Cos’è, dunque, la guerra?
«Qualcuno la fa in senso tradizionale, con l’obiettivo di uccidere il nemico e raccogliere chi è rimasto – ha asserito Quirico -, ma in Occidente nessuno la vuole più fare e, se proprio deve, cerca di farla in modo da non avere morti “suoi”, perché i morti “altri” più sono meglio è. Questo rende la guerra sostenibile per la classe politica e dirigente, non dando un’immagine tremenda di essa con tanto di sacca nera contenente i caduti. A differenza della Prima Guerra mondiale, che fu la prima guerra industriale, dove chi aveva chi più proiettili vinceva, oggi ci sono armi tecnologiche sofisticate come il drone, che ha cambiato il modo di combattere: il nemico non lo si vede mai in faccia. Ma la Storia insegna che le guerre non si vincono con la tecnologia, e quella del Vietnam, combattuta con elicotteri e napalm, ne è l’esempio lampante. Anche il senso di “morte” è diverso a seconda dei soggetti – ha proseguito Quirico -, la lotta contro i jihadisti, ad esempio, è molto complicata per questo: loro sono disposti a morire per costituire un paradiso terrestre».

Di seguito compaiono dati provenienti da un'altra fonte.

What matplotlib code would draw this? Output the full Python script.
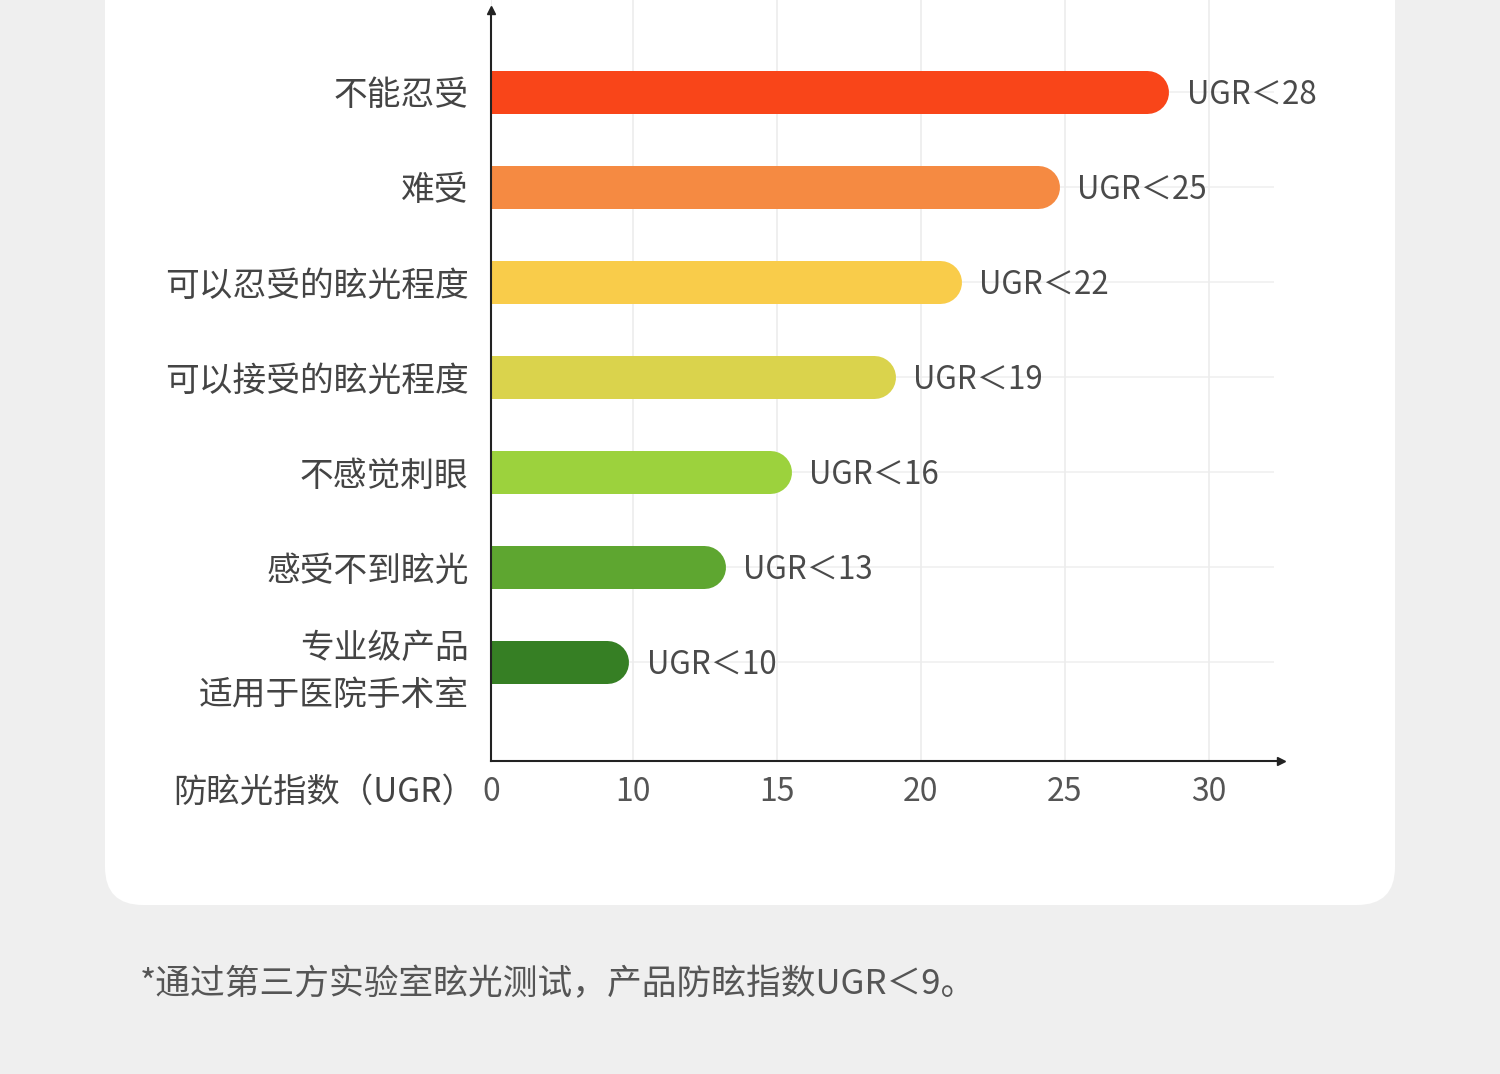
import matplotlib
matplotlib.use("Agg")
import matplotlib.pyplot as plt
from matplotlib.patches import FancyBboxPatch
import numpy as np

plt.rcParams['font.family'] = ['Noto Sans CJK SC', 'DejaVu Sans']

# categories from bottom to top
labels = ["专业级产品\n适用于医院手术室", "感受不到眩光", "不感觉刺眼", "可以接受的眩光程度",
          "可以忍受的眩光程度", "难受", "不能忍受"]
ugr = [10, 13, 16, 19, 22, 25, 28]
# bar lengths as drawn in the picture
lengths = [9.7, 13.2, 15.5, 19.1, 21.4, 24.8, 28.6]
colors = ["#367f24", "#5ea630", "#9cd23d", "#dad34c", "#f9cc4a", "#f58a42", "#f94519"]
xticks = [0, 10, 15, 20, 25, 30]
axis_name = "防眩光指数（UGR）"
note = "*通过第三方实验室眩光测试，产品防眩指数UGR＜9。"

W, H = 1500, 1074
fig = plt.figure(figsize=(W / 100, H / 100), dpi=100, facecolor="#efefef")

# white card behind the chart
bg = fig.add_axes([0, 0, 1, 1], zorder=-1)
bg.set_xlim(0, W)
bg.set_ylim(H, 0)
bg.axis("off")
bg.add_patch(FancyBboxPatch((105, -100), 1290, 1005, boxstyle="round,pad=0,rounding_size=38",
                            fc="white", ec="none"))

left, right, bottom, top = 491, 1281, 761, 0
ax = fig.add_axes([left / W, 1 - bottom / H, (right - left) / W, (bottom - top) / H])
ax.set_facecolor("none")

# 0-10 is squeezed to about half scale on the axis
k = 0.493

def fwd(x):
    x = np.asarray(x, dtype=float)
    return np.where(x < 10, x * k, x - 10 * (1 - k))

def inv(y):
    y = np.asarray(y, dtype=float)
    return np.where(y < 10 * k, y / k, y + 10 * (1 - k))

ax.set_xscale("function", functions=(fwd, inv))
ax.set_xlim(0, 32.5)
ax.set_ylim(-1.042, 6.968)

ax.set_xticks(xticks)
ax.set_xticklabels([str(t) for t in xticks])
ax.set_yticks(range(len(labels)))
ax.set_yticklabels(labels, linespacing=1.45)
ax.tick_params(axis="x", length=0, pad=11, labelsize=23, labelcolor="#555555")
ax.tick_params(axis="y", length=0, pad=16, labelsize=24.3, labelcolor="#444444")

ax.grid(axis="x", color="#ececec", lw=1.2, zorder=0)
ax.set_axisbelow(True)
ax.hlines(range(len(labels)), 0, 32.25, color="#f0f0f0", lw=1.2, zorder=0)

for s in ["top", "right"]:
    ax.spines[s].set_visible(False)
for s in ["left", "bottom"]:
    ax.spines[s].set_color("#222222")
    ax.spines[s].set_linewidth(1.5)
    ax.spines[s].set_zorder(5)
ax.spines["left"].set_bounds(-1.042, 6.863)
ax.plot(0, 6.863, "^", color="#222222", ms=6, clip_on=False, zorder=6)
ax.plot(1, 0, ">", color="#222222", ms=6, transform=ax.transAxes, clip_on=False, zorder=6)

# rounded bars: thick line with round cap, left cap clipped by the axes
bar_px = 43
lw = bar_px * 72 / 100
r = bar_px / 2
for i, (v, c, u) in enumerate(zip(lengths, colors, ugr)):
    px, py = ax.transData.transform((v, i))
    e = ax.transData.inverted().transform((px - r, py))[0]
    ax.plot([0, e], [i, i], lw=lw, color=c, solid_capstyle="round", zorder=3)
    ax.annotate("UGR＜%d" % u, xy=(v, i), xytext=(13, -2), textcoords="offset points",
                va="center", ha="left", fontsize=22.5, color="#4a4a4a")

fig.text(173 / W, 1 - 792 / H, axis_name, ha="left", va="center", fontsize=24, color="#444444")
fig.text(140 / W, 1 - 985 / H, note, ha="left", va="center", fontsize=25, color="#555555")

fig.savefig("out.png", dpi=100, facecolor=fig.get_facecolor())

«La guerra combattuta dagli occidentali oggi impedisce ai protagonisti di sentire l’odore del cherosene e del sangue, di una persona ferita – ha rincarato Pellizzari -. Vedono un corteo e vedono in esso un gruppo di nemici in fuga, quindi ci sparano sopra, mentre magari erano solo civili che andavano a matrimonio. Questi congegni “remoti” fanno perdere il senso della realtà. In più interviene la propaganda, fatta da notizie false. Ma si sa che “in guerra la prima vittima è la verità”».
Il corrispondente di guerra
Indubbiamente essere corrispondente di guerra oggi è molto differente rispetto al passato, i mezzi di comunicazione sono cambiati e, spesso, i social media anticipano le testate ufficiali nella diffusione degli avvenimenti.

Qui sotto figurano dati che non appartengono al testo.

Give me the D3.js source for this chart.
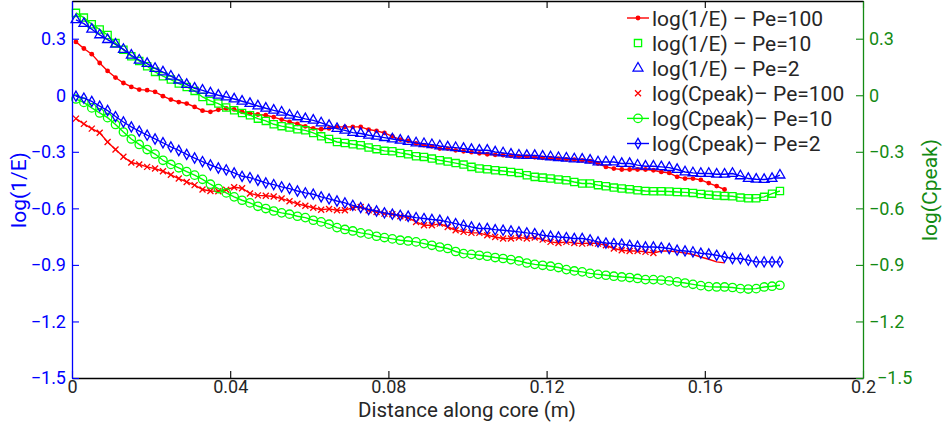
<!DOCTYPE html>
<html>
<head>
<meta charset="utf-8">
<script src="https://cdn.jsdelivr.net/npm/d3@7"></script>
<style>
body { margin: 0; background: #fff; }
svg text { font-family: Roboto, "Noto Sans", sans-serif; }
</style>
</head>
<body>
<svg width="943" height="424"></svg>
<script>
// distance along core (m), one value per marker
var distance = [
  0.001,0.003,0.005,0.007,0.009,0.011,0.013,0.015,0.017,0.019,
  0.021,0.023,0.025,0.027,0.029,0.031,0.033,0.035,0.037,0.039,
  0.041,0.043,0.045,0.047,0.049,0.051,0.053,0.055,0.057,0.059,
  0.061,0.063,0.065,0.067,0.069,0.071,0.073,0.075,0.077,0.079,
  0.081,0.083,0.085,0.087,0.089,0.091,0.093,0.095,0.097,0.099,
  0.101,0.103,0.105,0.107,0.109,0.111,0.113,0.115,0.117,0.119,
  0.121,0.123,0.125,0.127,0.129,0.131,0.133,0.135,0.137,0.139,
  0.141,0.143,0.145,0.147,0.149,0.151,0.153,0.155,0.157,0.159,
  0.161,0.163,0.165,0.167,0.169,0.171,0.173,0.175,0.177,0.179]

// log(1/E)
var e100 = [
  0.283,0.248,0.218,0.171,0.129,0.094,0.065,0.044,0.03,0.027,
  0.018,-0.005,-0.023,-0.036,-0.044,-0.062,-0.082,-0.088,-0.077,-0.07,
  -0.075,-0.088,-0.095,-0.102,-0.106,-0.116,-0.129,-0.141,-0.152,-0.165,
  -0.176,-0.18,-0.176,-0.168,-0.168,-0.168,-0.168,-0.182,-0.189,-0.2,
  -0.218,-0.235,-0.242,-0.256,-0.265,-0.271,-0.283,-0.283,-0.292,-0.297,
  -0.302,-0.308,-0.313,-0.316,-0.318,-0.321,-0.324,-0.326,-0.329,-0.332,
  -0.334,-0.337,-0.34,-0.342,-0.345,-0.35,-0.362,-0.38,-0.389,-0.394,
  -0.394,-0.394,-0.394,-0.398,-0.407,-0.412,-0.433,-0.442,-0.442,-0.449,
  -0.466,-0.482,-0.5]
var e10 = [
  0.437,0.412,0.377,0.349,0.32,0.277,0.242,0.207,0.182,0.154,
  0.124,0.101,0.083,0.062,0.044,0.023,-0.009,-0.03,-0.044,-0.065,
  -0.08,-0.094,-0.106,-0.124,-0.136,-0.154,-0.164,-0.171,-0.18,-0.186,
  -0.2,-0.218,-0.232,-0.248,-0.253,-0.26,-0.265,-0.277,-0.286,-0.295,
  -0.297,-0.306,-0.313,-0.324,-0.327,-0.336,-0.345,-0.352,-0.36,-0.368,
  -0.38,-0.389,-0.393,-0.398,-0.402,-0.407,-0.412,-0.424,-0.433,-0.437,
  -0.442,-0.447,-0.451,-0.46,-0.468,-0.468,-0.477,-0.483,-0.49,-0.495,
  -0.499,-0.504,-0.508,-0.509,-0.509,-0.511,-0.513,-0.515,-0.518,-0.524,
  -0.528,-0.532,-0.534,-0.536,-0.543,-0.546,-0.546,-0.539,-0.522,-0.508]
var e2 = [
  0.40,0.38,0.35,0.32,0.295,0.27,0.243,0.212,0.186,0.168,
  0.142,0.123,0.101,0.08,0.057,0.037,0.026,0.012,0.0,-0.009,
  -0.02,-0.032,-0.044,-0.057,-0.069,-0.08,-0.09,-0.106,-0.115,-0.125,
  -0.133,-0.147,-0.161,-0.177,-0.186,-0.198,-0.203,-0.212,-0.218,-0.225,
  -0.232,-0.239,-0.246,-0.253,-0.257,-0.262,-0.269,-0.275,-0.278,-0.283,
  -0.288,-0.292,-0.292,-0.301,-0.306,-0.313,-0.318,-0.32,-0.32,-0.324,
  -0.327,-0.331,-0.334,-0.338,-0.34,-0.345,-0.354,-0.354,-0.354,-0.362,
  -0.362,-0.371,-0.377,-0.377,-0.38,-0.384,-0.394,-0.407,-0.412,-0.415,
  -0.415,-0.419,-0.419,-0.415,-0.428,-0.442,-0.446,-0.447,-0.442,-0.424]

// log(Cpeak)
var c100 = [
  -0.124,-0.152,-0.177,-0.199,-0.248,-0.288,-0.326,-0.357,-0.367,-0.38,
  -0.389,-0.403,-0.422,-0.442,-0.46,-0.477,-0.5,-0.508,-0.509,-0.501,
  -0.488,-0.493,-0.521,-0.531,-0.533,-0.537,-0.548,-0.562,-0.576,-0.586,
  -0.597,-0.607,-0.603,-0.61,-0.61,-0.596,-0.593,-0.61,-0.619,-0.628,
  -0.631,-0.642,-0.649,-0.672,-0.69,-0.69,-0.681,-0.699,-0.716,-0.725,
  -0.73,-0.73,-0.743,-0.752,-0.76,-0.76,-0.755,-0.76,-0.755,-0.766,
  -0.778,-0.784,-0.778,-0.784,-0.787,-0.784,-0.787,-0.796,-0.813,-0.822,
  -0.826,-0.826,-0.831,-0.837,-0.826,-0.826,-0.831,-0.837,-0.845,-0.858,
  -0.87,-0.884,-0.889]
var c100Marked = 74   // crosses only drawn on the first points
var c10 = [
  -0.02,-0.038,-0.067,-0.094,-0.119,-0.155,-0.195,-0.232,-0.261,-0.288,
  -0.312,-0.345,-0.367,-0.385,-0.405,-0.424,-0.446,-0.472,-0.495,-0.518,
  -0.539,-0.557,-0.571,-0.589,-0.601,-0.614,-0.624,-0.631,-0.642,-0.649,
  -0.663,-0.672,-0.684,-0.702,-0.712,-0.72,-0.73,-0.737,-0.748,-0.755,
  -0.762,-0.769,-0.773,-0.778,-0.787,-0.796,-0.805,-0.813,-0.829,-0.84,
  -0.844,-0.849,-0.854,-0.861,-0.866,-0.872,-0.879,-0.89,-0.897,-0.902,
  -0.907,-0.914,-0.925,-0.932,-0.937,-0.945,-0.95,-0.955,-0.96,-0.964,
  -0.967,-0.972,-0.978,-0.978,-0.981,-0.985,-0.99,-0.996,-1.003,-1.01,
  -1.015,-1.017,-1.017,-1.02,-1.026,-1.028,-1.026,-1.017,-1.013,-1.008]
var c2 = [
  -0.005,-0.015,-0.033,-0.058,-0.081,-0.113,-0.142,-0.168,-0.19,-0.212,
  -0.232,-0.252,-0.274,-0.293,-0.314,-0.333,-0.352,-0.37,-0.386,-0.396,
  -0.412,-0.43,-0.437,-0.451,-0.465,-0.474,-0.486,-0.495,-0.508,-0.518,
  -0.525,-0.539,-0.55,-0.561,-0.571,-0.584,-0.596,-0.606,-0.614,-0.624,
  -0.631,-0.637,-0.642,-0.649,-0.654,-0.659,-0.663,-0.672,-0.681,-0.69,
  -0.699,-0.707,-0.707,-0.713,-0.716,-0.72,-0.725,-0.73,-0.734,-0.743,
  -0.748,-0.752,-0.755,-0.76,-0.76,-0.767,-0.778,-0.784,-0.787,-0.79,
  -0.796,-0.801,-0.805,-0.805,-0.808,-0.813,-0.822,-0.826,-0.831,-0.838,
  -0.842,-0.849,-0.858,-0.866,-0.866,-0.875,-0.884,-0.884,-0.884,-0.884]

var xTicks = [0, 0.04, 0.08, 0.12, 0.16, 0.2]
var xTickLabels = ["0", "0.04", "0.08", "0.12", "0.16", "0.2"]
var yTicks = [0.3, 0, -0.3, -0.6, -0.9, -1.2, -1.5]
var yTickLabels = ["0.3", "0", "\u22120.3", "\u22120.6", "\u22120.9", "\u22121.2", "\u22121.5"]
var legendLabels = ["log(1/E) \u2013 Pe=100", "log(1/E) \u2013 Pe=10", "log(1/E) \u2013 Pe=2",
                    "log(Cpeak)\u2013 Pe=100", "log(Cpeak)\u2013 Pe=10", "log(Cpeak)\u2013 Pe=2"]

var RED = "#ff0000", GREEN = "#00ff00", BLUE = "#0000ff"
var AXGREEN = "#138a13", INK = "#262626"

var svg = d3.select("svg")

var x = d3.scaleLinear().domain([0, 0.2]).range([72, 863])
var yL = d3.scaleLinear().domain([-1.5, 0.5]).range([378, 1])
var yR = d3.scaleLinear().domain([-1.5, 0.5]).range([378, 1])

var series = [
  {vals: e100, y: yL, color: RED,   marker: "dot",      legendLine: true},
  {vals: e10,  y: yL, color: GREEN, marker: "square",   legendLine: false},
  {vals: e2,   y: yL, color: BLUE,  marker: "triangle", legendLine: false},
  {vals: c100, y: yR, color: RED,   marker: "cross",    legendLine: false, marked: c100Marked},
  {vals: c10,  y: yR, color: GREEN, marker: "circle",   legendLine: true},
  {vals: c2,   y: yR, color: BLUE,  marker: "diamond",  legendLine: true}
]

function drawMarker(g, type, cx, cy, color) {
  if (type == "dot") {
    g.append("circle").attr("cx", cx).attr("cy", cy).attr("r", 2.4).attr("fill", color)
  } else if (type == "circle") {
    g.append("circle").attr("cx", cx).attr("cy", cy).attr("r", 4.2)
      .attr("fill", "none").attr("stroke", color).attr("stroke-width", 1.3)
  } else if (type == "cross") {
    var s = 3
    g.append("path")
      .attr("d", "M" + (cx - s) + "," + (cy - s) + "L" + (cx + s) + "," + (cy + s) +
                 "M" + (cx - s) + "," + (cy + s) + "L" + (cx + s) + "," + (cy - s))
      .attr("stroke", color).attr("stroke-width", 1.3)
  } else {
    var sym = {square: d3.symbolSquare, triangle: d3.symbolTriangle, diamond: d3.symbolDiamond}[type]
    var size = {square: 52, triangle: 42, diamond: 30}[type]
    g.append("path")
      .attr("d", d3.symbol(sym, size)())
      .attr("transform", "translate(" + cx + "," + cy + ")")
      .attr("fill", "none").attr("stroke", color).attr("stroke-width", 1.3)
  }
}

var plot = svg.append("g")

series.forEach(function(s) {
  var line = d3.line()
    .x(function(d, i) { return x(distance[i]) })
    .y(function(d) { return s.y(d) })
  plot.append("path")
    .attr("d", line(s.vals))
    .attr("fill", "none")
    .attr("stroke", s.color)
    .attr("stroke-width", 1.4)
  var n = s.marked || s.vals.length
  var mg = plot.append("g")
  s.vals.slice(0, n).forEach(function(v, i) {
    drawMarker(mg, s.marker, x(distance[i]), s.y(v), s.color)
  })
})

// legend (white box, no frame)
var leg = svg.append("g")
leg.append("rect").attr("x", 619).attr("y", 2).attr("width", 238).attr("height", 153).attr("fill", "#fff")
series.forEach(function(s, i) {
  var cy = 18 + i * 25.1
  if (s.legendLine) {
    leg.append("line").attr("x1", 627).attr("x2", 649).attr("y1", cy).attr("y2", cy)
      .attr("stroke", s.color).attr("stroke-width", 1.4)
  }
  drawMarker(leg, s.marker, 638, cy, s.color)
  leg.append("text")
    .attr("x", 652).attr("y", cy).attr("dy", "0.36em")
    .attr("fill", INK).style("font-size", "21px")
    .text(legendLabels[i])
})

// axes
function styleAxis(g, color, textColor) {
  g.attr("font-family", null).attr("font-size", null)
  g.select(".domain").attr("stroke", color).attr("stroke-width", 1.3)
  g.selectAll(".tick line").attr("stroke", color).attr("stroke-width", 1.1)
  g.selectAll(".tick text").attr("fill", textColor).style("font-size", "18px")
}

var gTop = svg.append("g").attr("transform", "translate(0,1)")
  .call(d3.axisTop(x).tickValues(xTicks).tickFormat("").tickSizeInner(-7).tickSizeOuter(0))
styleAxis(gTop, "#000", INK)

var gBottom = svg.append("g").attr("transform", "translate(0,378)")
  .call(d3.axisBottom(x).tickValues(xTicks)
    .tickFormat(function(d, i) { return xTickLabels[i] })
    .tickSizeInner(-7).tickSizeOuter(0).tickPadding(2))
styleAxis(gBottom, "#000", INK)

var gLeft = svg.append("g").attr("transform", "translate(72,0)")
  .call(d3.axisLeft(yL).tickValues(yTicks)
    .tickFormat(function(d, i) { return yTickLabels[i] })
    .tickSizeInner(-7).tickSizeOuter(0).tickPadding(6))
styleAxis(gLeft, BLUE, BLUE)

var gRight = svg.append("g").attr("transform", "translate(863,0)")
  .call(d3.axisRight(yR).tickValues(yTicks)
    .tickFormat(function(d, i) { return yTickLabels[i] })
    .tickSizeInner(-7).tickSizeOuter(0).tickPadding(6))
styleAxis(gRight, AXGREEN, AXGREEN)
// keep the bottom right label clear of the x tick "0.2"
gRight.selectAll(".tick text").filter(function(d) { return d == -1.5 }).attr("x", 14)

// axis titles
svg.append("text")
  .attr("x", 467).attr("y", 417)
  .attr("text-anchor", "middle")
  .attr("fill", INK).style("font-size", "20.5px")
  .text("Distance along core (m)")

svg.append("text")
  .attr("transform", "translate(26,190) rotate(-90)")
  .attr("text-anchor", "middle")
  .attr("fill", BLUE).style("font-size", "21px")
  .text("log(1/E)")

svg.append("text")
  .attr("transform", "translate(937,190) rotate(-90)")
  .attr("text-anchor", "middle")
  .attr("fill", AXGREEN).style("font-size", "21px")
  .text("log(Cpeak)")
</script>
</body>
</html>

«I freelance sono gli unici che, in questi anni, vanno davvero sul posto, forse spinti dalla “necessità”, e tentano onestamente di descrivere il genere umano, a volte anche perdendo la vita – ha asserito Quirico -. Indira Gandhi, quando era primo ministro, disse che “prima o poi la violenza arriva sempre tra gli uomini, come il Monsone: un anno è più debole, un anno è più forte” – ha aggiunto Pellizzari -, e ci sono cose che vogliono capirle davvero, informandosi e cercando di descriverle obiettivamente. Purtroppo in alcune situazioni l’errore è inevitabile. Una volta, fuori da Kabul, in mezzo alla neve, vidi un uomo concordare lo sparo di alcuni colpi di cannone per “far credere che anche fuori città si combattesse”. Anche i filmati che vediamo della guerra in Libia si vede chiaramente che sono finti, tutti girati a favore di telecamera. Tutto questo incide pesantemente nella narrazione dei fatti».
«La guerra di oggi è molto pericolosa, perché farla in onore della “democrazia” e della “sicurezza” giustifica tutto, così come la lotta al “terrorismo”, che concede di sorpassare anche le leggi – ha affermato Quirico, aggiungendo che – non esiste una coscienza collettiva in Occidente che delimiti le regole all’interno dei conflitti. E’ un Mondo contorto e contraddittorio, in cui non si riesce più a dire di chi è responsabilità e dove si cercano sempre scappatoie ridicole».